Hochhuth am Telefon, nachdem ich beiläufig den Namen Hildesheimer erwähnt habe: «Was, der lebt noch – ich dachte, der ist längst schon tot.»
Wann sagt man das über unsereins?
20. Oktober
Gestern kam – in zwei Worten: «Kein Interesse» – die Ablehnung meines Visums für die DDR: Mischung aus Ärger und Schmerz. Als sei ich, weil ich Unbequemes sage, deren Feind, vor dem man sich qua Grenzpfahl schützen muß (in Wahrheit glaube ich, daß ich mehr «für» die DDR getan habe als so mancher mit … zig Publikationen). Enttäuschung, weil ich offenbar wie der reichgewordene Sizilianer aus New York dort gerne «bei den Müttern» rumkutschiert wäre.

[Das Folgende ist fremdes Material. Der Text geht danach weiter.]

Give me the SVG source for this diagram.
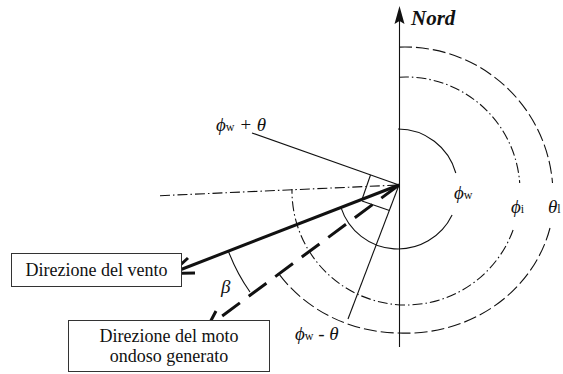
<svg xmlns="http://www.w3.org/2000/svg" width="563" height="374" viewBox="0 0 563 374">
<style>
.ln{fill:none;stroke:#111;stroke-width:1.1}
.thick{fill:none;stroke:#111;stroke-width:3;stroke-linecap:butt}
.dd{fill:none;stroke:#111;stroke-width:1.1;stroke-dasharray:10 3 1.5 3}
.ds{fill:none;stroke:#111;stroke-width:1.1;stroke-dasharray:13 4}
.box{fill:#fff;stroke:#333;stroke-width:1}
text{font-family:'Liberation Serif','Times New Roman','DejaVu Serif',serif;fill:#111}
.g{font-style:italic;font-size:19px}
.sub{font-style:normal;font-size:12px}
</style>
<rect width="563" height="374" fill="#fff"/>
<g id="connectors">
  <line class="ln" x1="399.5" y1="20" x2="399.5" y2="347"/>
  <path d="M399.5 6 L394.5 24 L399.5 21 L404.5 24 Z" fill="#111"/>
  <path class="ln" d="M398 129 A60 60 0 0 1 455.8 173 M452.1 215 A60 60 0 0 1 341 207.6"/>
  <path class="dd" d="M399 77.2 A114 114 0 0 1 519.7 183 M513.1 230 A114 114 0 0 1 292 189"/>
  <path class="ds" d="M399 47.1 A148 148 0 0 1 552.5 183 M550 228 A148 138 0 0 1 399 333 A148 138 0 0 1 279 274"/>
  <line class="dd" x1="160" y1="195.7" x2="399" y2="185"/>
  <line class="ln" x1="399" y1="185" x2="252" y2="133"/>
  <line class="ln" x1="399" y1="185" x2="348" y2="319"/>
  <line class="ln" x1="370.5" y1="175" x2="362" y2="199.5"/>
  <line class="ln" x1="362" y1="201" x2="389.5" y2="210.5"/>
  <path class="ln" d="M228.4 251.2 A183 183 0 0 0 250 292"/>
  <line class="thick" x1="399" y1="185" x2="172" y2="273"/>
  <polyline class="thick" points="188,258 171,273.5 195,273"/>
  <line class="thick" x1="399" y1="185" x2="210" y2="325" stroke-dasharray="22 11"/>
  <polyline class="thick" points="216,311 207,328 227,326"/>
</g>
<g id="label-nord"><text x="411" y="24.5" font-size="21" font-weight="bold" font-style="italic">Nord</text></g>
<g id="label-phiw-plus"><text class="g" x="216" y="131">ϕ<tspan class="sub">w</tspan> + θ</text></g>
<g id="label-phiw-minus"><text class="g" x="295" y="340">ϕ<tspan class="sub">w</tspan> - θ</text></g>
<g id="label-phiw"><text class="g" x="454" y="199">ϕ<tspan class="sub">w</tspan></text></g>
<g id="label-phii"><text class="g" x="511" y="213">ϕ<tspan class="sub">i</tspan></text></g>
<g id="label-thetal"><text class="g" x="548" y="213">θ<tspan class="sub">l</tspan></text></g>
<g id="label-beta"><text class="g" x="221" y="293">β</text></g>
<g id="box-vento">
  <rect class="box" x="11.5" y="253.5" width="170" height="33"/>
  <text x="96.5" y="276" font-size="18" text-anchor="middle">Direzione del vento</text>
</g>
<g id="box-moto">
  <rect class="box" x="68.5" y="320.5" width="201" height="51"/>
  <text x="169" y="341.5" font-size="18" text-anchor="middle">Direzione del moto</text>
  <text x="169" y="362" font-size="18" text-anchor="middle">ondoso generato</text>
</g>
</svg>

Jemand wie ich ist eben ÜBERALL unerwünscht, eckt immer und allenthalben an – Gräfinnen nie.
28. Oktober
Ganz Deutschland in einem Satz. Bei einer – gewaltlosen – Demonstration von hunderttausend in der DDR sagt der einsatzleitende Polizeioffizier: «Sie können hier doch nicht einfach Kerzen abstellen! Wer soll das denn saubermachen?» Langes Gespräch mit Thomas Brasch. Er heiratet (eine Ostberlinerin, natürlich, die ohne Bad, Telefon und Klo im Prenzlauer Berg wohnt) – verquere Wege einer heimlichen Homosexualität??: Kaum stirbt der Vater, wird geheiratet.